--- Instructions for the task ---
For each line of the data below that holds "this", copy the line.

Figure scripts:
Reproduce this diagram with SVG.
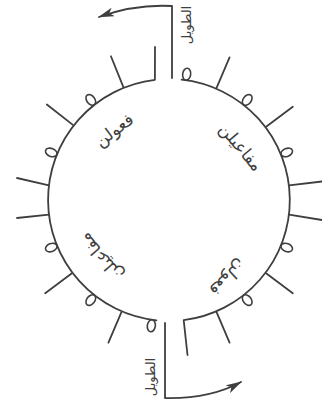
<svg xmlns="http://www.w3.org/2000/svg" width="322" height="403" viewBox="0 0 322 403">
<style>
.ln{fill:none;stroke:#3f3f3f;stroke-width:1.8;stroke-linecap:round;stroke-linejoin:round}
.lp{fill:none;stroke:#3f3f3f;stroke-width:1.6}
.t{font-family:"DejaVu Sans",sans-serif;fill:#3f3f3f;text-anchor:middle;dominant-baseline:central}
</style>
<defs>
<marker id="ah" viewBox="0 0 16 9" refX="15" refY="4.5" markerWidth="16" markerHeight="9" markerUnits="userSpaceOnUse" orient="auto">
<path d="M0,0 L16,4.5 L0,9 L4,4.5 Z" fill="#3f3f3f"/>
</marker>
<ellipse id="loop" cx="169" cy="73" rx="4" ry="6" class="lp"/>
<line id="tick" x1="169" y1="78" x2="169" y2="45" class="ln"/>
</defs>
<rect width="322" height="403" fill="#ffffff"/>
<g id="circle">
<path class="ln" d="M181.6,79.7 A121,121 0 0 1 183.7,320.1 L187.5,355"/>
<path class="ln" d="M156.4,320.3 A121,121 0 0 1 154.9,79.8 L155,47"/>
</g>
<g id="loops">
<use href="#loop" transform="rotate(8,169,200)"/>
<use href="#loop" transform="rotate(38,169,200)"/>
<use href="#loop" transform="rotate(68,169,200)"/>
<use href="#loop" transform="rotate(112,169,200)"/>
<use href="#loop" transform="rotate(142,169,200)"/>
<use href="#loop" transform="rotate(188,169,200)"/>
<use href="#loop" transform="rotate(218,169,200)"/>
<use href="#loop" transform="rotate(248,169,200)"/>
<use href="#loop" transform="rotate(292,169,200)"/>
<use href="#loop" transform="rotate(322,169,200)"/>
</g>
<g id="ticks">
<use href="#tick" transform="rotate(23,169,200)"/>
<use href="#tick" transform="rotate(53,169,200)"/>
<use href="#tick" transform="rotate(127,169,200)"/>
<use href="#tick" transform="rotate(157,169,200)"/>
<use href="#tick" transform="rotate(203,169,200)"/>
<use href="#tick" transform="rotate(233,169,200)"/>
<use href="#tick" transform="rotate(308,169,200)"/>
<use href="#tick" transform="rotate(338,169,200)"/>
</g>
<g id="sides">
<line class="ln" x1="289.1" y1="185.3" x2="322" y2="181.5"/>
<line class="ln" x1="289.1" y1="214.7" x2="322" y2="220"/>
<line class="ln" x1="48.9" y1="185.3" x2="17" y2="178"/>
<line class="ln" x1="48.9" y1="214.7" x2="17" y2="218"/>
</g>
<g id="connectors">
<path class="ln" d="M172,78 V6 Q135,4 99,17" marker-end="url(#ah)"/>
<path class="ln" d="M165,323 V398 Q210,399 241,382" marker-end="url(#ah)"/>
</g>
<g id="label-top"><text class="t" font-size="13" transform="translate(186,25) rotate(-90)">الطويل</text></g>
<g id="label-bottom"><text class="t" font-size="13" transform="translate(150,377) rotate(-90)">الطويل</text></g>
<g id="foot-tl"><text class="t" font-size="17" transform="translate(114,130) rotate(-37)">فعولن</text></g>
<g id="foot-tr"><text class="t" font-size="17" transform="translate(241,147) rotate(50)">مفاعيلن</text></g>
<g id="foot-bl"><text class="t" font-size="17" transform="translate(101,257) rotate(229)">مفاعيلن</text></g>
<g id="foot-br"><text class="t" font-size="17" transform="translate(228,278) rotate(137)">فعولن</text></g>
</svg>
==
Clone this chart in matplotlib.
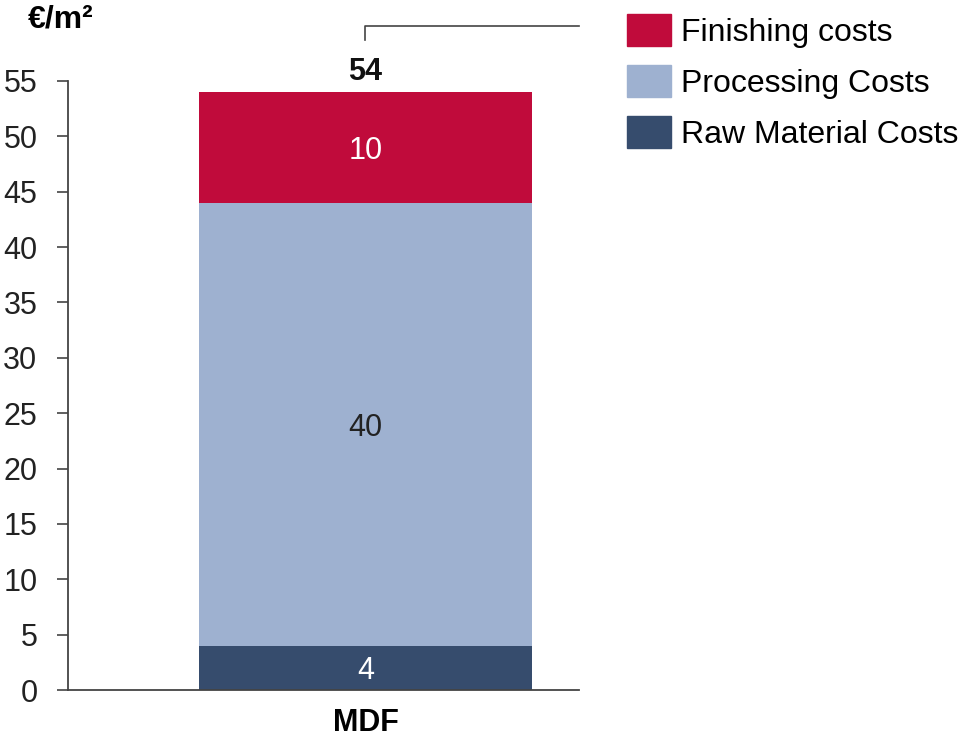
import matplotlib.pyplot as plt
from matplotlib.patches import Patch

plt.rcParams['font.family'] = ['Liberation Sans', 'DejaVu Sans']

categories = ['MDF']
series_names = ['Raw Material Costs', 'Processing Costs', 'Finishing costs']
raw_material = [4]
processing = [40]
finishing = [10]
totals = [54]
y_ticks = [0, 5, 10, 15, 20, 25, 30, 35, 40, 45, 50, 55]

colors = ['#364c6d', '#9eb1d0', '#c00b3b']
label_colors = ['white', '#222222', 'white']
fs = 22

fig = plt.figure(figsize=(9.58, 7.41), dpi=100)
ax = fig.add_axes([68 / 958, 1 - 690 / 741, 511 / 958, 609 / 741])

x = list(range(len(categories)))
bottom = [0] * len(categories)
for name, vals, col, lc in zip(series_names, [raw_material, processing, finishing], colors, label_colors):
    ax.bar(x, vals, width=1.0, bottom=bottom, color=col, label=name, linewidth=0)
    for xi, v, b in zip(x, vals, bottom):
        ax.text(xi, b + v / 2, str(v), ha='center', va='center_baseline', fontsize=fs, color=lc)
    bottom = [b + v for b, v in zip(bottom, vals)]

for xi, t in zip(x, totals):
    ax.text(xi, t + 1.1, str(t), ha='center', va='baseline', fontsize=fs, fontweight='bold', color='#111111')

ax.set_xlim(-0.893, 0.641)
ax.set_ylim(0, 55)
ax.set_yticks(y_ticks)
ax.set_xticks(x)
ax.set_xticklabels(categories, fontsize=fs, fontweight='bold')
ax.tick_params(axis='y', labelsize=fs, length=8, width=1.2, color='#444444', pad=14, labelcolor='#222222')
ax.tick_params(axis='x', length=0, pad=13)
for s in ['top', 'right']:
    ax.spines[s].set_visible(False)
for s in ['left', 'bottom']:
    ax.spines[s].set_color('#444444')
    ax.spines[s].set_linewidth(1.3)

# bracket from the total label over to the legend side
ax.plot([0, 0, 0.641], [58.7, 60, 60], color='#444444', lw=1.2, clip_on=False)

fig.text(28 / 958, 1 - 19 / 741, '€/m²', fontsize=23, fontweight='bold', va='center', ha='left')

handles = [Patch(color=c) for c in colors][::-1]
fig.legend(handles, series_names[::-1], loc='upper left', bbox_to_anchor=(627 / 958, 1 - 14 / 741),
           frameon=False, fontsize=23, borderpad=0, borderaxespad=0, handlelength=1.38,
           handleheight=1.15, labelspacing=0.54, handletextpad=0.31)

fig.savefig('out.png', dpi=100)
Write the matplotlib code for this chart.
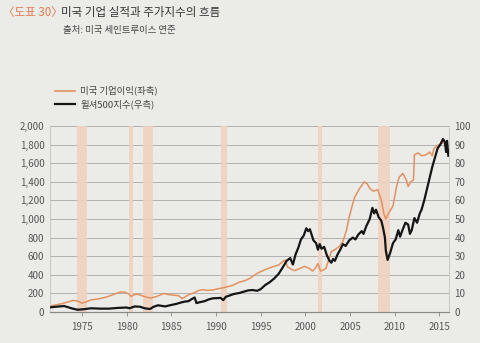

--- Response below ---
Reproduce this diagram with SVG.
Clone this chart in matplotlib.
Write the matplotlib code for this chart.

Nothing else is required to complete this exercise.